The more efficient answer to those rate limits is almost always to pull less times for the same work rather than scaling in a way that circumvents them.
From a performance / efficiency perspective, we generally recommend using ECR Public images[0], since AWS hosts mirrors of all the "Docker official" images, and throughput to ECR Public is great from inside AWS.
Any pulls doing this become zero cost for docker hub
Any sort of cache you put between docker hub and your own infra would probably be S3 backed anyway, so adding another cache in between could be mostly a waste
I'm slightly old; is that the same thing as a ramdisk? https://en.wikipedia.org/wiki/RAM_drive
The last bit (emphasis added) sounds novel to me, I don't think I've heard before of anybody doing that. It sounds like an almost-"free" way to get a ton of performance ("almost" because somebody has to figure out the sizing. Though, I bet you could automate that by having your tool export a "desired size" metric that's equal to the high watermark of tmpfs-like storage used during the CI run)
Linux page cache exists to speed up access to the durable store which is the underlying block device (NVMe, SSD, HDD, etc).
The RAM-backed block device in question here is more like tmpfs, but with an ability to use the disk if, and only if, it overflows. There's no intention or need to store its whole contents on the durable "disk" device.
Hence you can do things entirely in RAM as long as your CI/CD job can fit all the data there, but if it can't fit, the job just gets slower instead of failing.
Consider a scenario where your VM has 4GB of RAM, but your build accesses a total of 6GB worth of files. Suppose your code interacts with 16GB of data, yet at any moment, its active working set is only around 2GB. If you preload all Docker images at the start of your build, they'll initially be cached in RAM. However, as your build progresses, the kernel will begin evicting these cached images to accommodate recently accessed data, potentially even files used infrequently or just once. And that's the key bit, to force caching of files you know are accessed more than once.

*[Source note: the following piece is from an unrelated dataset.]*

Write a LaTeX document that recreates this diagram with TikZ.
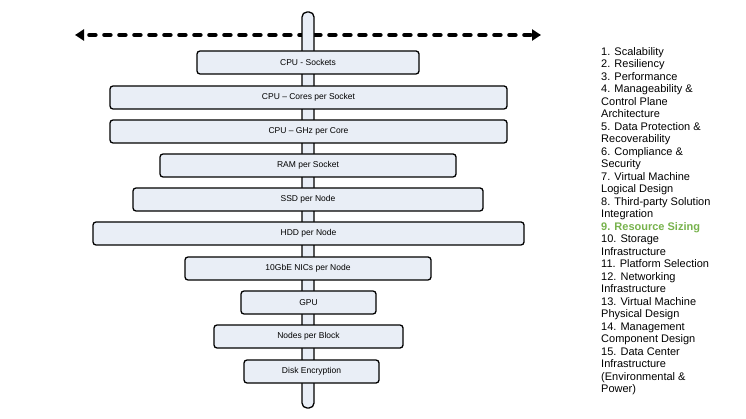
\documentclass[tikz,border=0pt]{standalone}
\usepackage{fontspec}
\setmainfont{Liberation Sans}
\usetikzlibrary{arrows.meta}
\definecolor{barfill}{HTML}{E9EEF6}
\definecolor{sizegreen}{HTML}{77B24C}
\tikzset{
  bar/.style={draw, line width=1.3pt, rounded corners=3pt, fill=barfill},
  item/.style={bar, minimum height=23pt, inner sep=0pt, font=\fontsize{8.5}{9}\selectfont}
}
\begin{document}
\begin{tikzpicture}[x=1pt,y=-1pt]
            \useasboundingbox (0,0) rectangle (746,419);
            \coordinate (L) at (75,35);
            \coordinate (R) at (541,35);
            \draw[line width=4.5pt, line cap=round, dash pattern=on 6pt off 9pt, dash phase=-6pt, {Triangle[length=9pt,width=11pt]}-{Triangle[length=9pt,width=11pt]}] (L) -- (R);
            \node[bar, minimum width=12pt, minimum height=396pt, inner sep=0pt, rounded corners=5pt] (axis) at (308,210) {};

            \node[item, minimum width=222pt] (sockets) at (308,62.5) {CPU - Sockets};
            \node[item, minimum width=397pt] (cores) at (308.5,97.5) {CPU -- Cores per Socket};
            \node[item, minimum width=397pt] (ghz) at (308.5,131.5) {CPU -- GHz per Core};
            \node[item, minimum width=296pt] (ram) at (308,165.5) {RAM per Socket};
            \node[item, minimum width=350pt] (ssd) at (308,199.5) {SSD per Node};
            \node[item, minimum width=431pt] (hdd) at (308.5,233.5) {HDD per Node};
            \node[item, minimum width=246pt] (nic) at (308,268.5) {10GbE NICs per Node};
            \node[item, minimum width=135pt] (gpu) at (308.5,302.5) {GPU};
            \node[item, minimum width=189pt] (block) at (308.5,336.5) {Nodes per Block};
            \node[item, minimum width=135pt] (crypt) at (311.5,371.5) {Disk Encryption};

            \node[anchor=north west, align=left, inner sep=0pt, font=\fontsize{11}{12.5}\selectfont] (list) at (601,47) {%
              1. Scalability\\ 2. Resiliency\\ 3. Performance\\ 4. Manageability \&\\ Control Plane\\ Architecture\\
              5. Data Protection \&\\ Recoverability\\ 6. Compliance \&\\ Security\\ 7. Virtual Machine\\ Logical Design\\
              8. Third-party Solution\\ Integration\\ \textcolor{sizegreen}{\textbf{9. Resource Sizing}}\\ 10. Storage\\ Infrastructure\\
              11. Platform Selection\\ 12. Networking\\ Infrastructure\\ 13. Virtual Machine\\ Physical Design\\
              14. Management\\ Component Design\\ 15. Data Center\\ Infrastructure\\ (Environmental \&\\ Power)};
        \end{tikzpicture}
\end{document}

By implementing your own caching layer, you gain explicit control, allowing critical data to remain persistently cached in memory. In contrast, the kernel-managed page cache treats cached pages as opportunistic, evicting the least recently used pages whenever new data must be accommodated, even if this new data isn't frequently accessed.
I believe various RDBMSs bypass the page cache and use their own strategies for managing caching if you give them access to raw block devices, right?
Everyone Linux kernel does that already. I currently have 20 GB of disk cached in RAM on this laptop.
- Configured a block-level in-memory disk accelerator / cache (fs operations at the speed of RAM!)
- Benchmarked EC2 instance types (m7a is the best x86 today, m8g is the best arm64)
- "Warming" the root EBS volume by accessing a set of priority blocks before the job starts to give the job full disk performance [0]
- Launching each runner instance in a public subnet with a public IP - the runner gets full throughput from AWS to the public internet, and IP-based rate limits rarely apply (Docker Hub)
- Configuring Docker with containerd/estargz support
- Just generally turning kernel options and unit files off that aren't needed
[0] https://docs.aws.amazon.com/ebs/latest/userguide/ebs-initial...